Outlaws and Legends of the Big Thicket
The natural characteristics of the historic Big Thicket in east Texas made it an ideal setting for ghost stories and outlaw legends.
The Thicket was once over a million acres in size according to some estimates, comprised of dense woodlands described as a convergence of eastern hardwood forests, prairies, and the Gulf coastal plains. Before the lumber and oil industries reduced the Thicket to a patchwork of its former self, the region was composed of dense vegetation populated by bear, wolves, panthers, and a remarkable variety of unique plants. It was also a perfect place to hide.
Although criminals and scofflaws used the Thicket to escape local law enforcement throughout the region’s early history of Anglo settlement, the Thicket’s most renowned fugitives were Confederate deserters during the Civil War. Soldiers wanting to avoid the battle took to the woods, living off the land, often trading goods with locals while evading “authority” (never a popular entity in the Thicket). In order to flush out suspected deserters, the local Confederate Army would set fires to the Thicket in an attempt to drive them from their hiding places and out in the open, not an easy task considering the Thicket’s density and size.
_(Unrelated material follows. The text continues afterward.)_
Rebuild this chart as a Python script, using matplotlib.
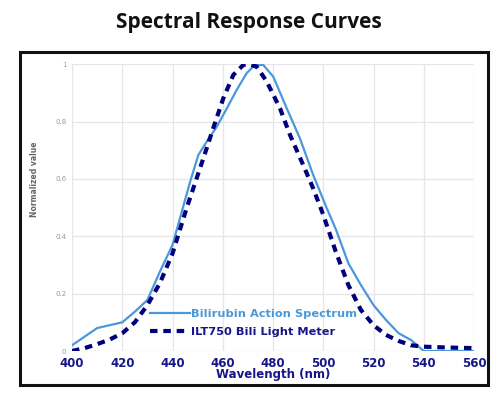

Fugitives weren’t the only specters haunting the environs, however. Tales of swamp ghosts and spirits populate Big Thicket lore, including the mystery light of Bragg Road. The ghost light is said to appear along a dirt road running through the Thicket, swaying to and fro in the hands of a spirit railroad worker killed on the tracks. Advancing and receding according to whim, the light seems to approach almost close enough to decipher only to retreat or rise up and disappear in the night sky. But perhaps the biggest ghost is the Thicket itself. Small, remnant pockets now comprise the once-contiguous environment, survivors of an ecosystem in sharp decline. The Big Thicket National Preserve is represented by twelve units distributed across the Forest Trail Region, a dismembered ghost of a former giant.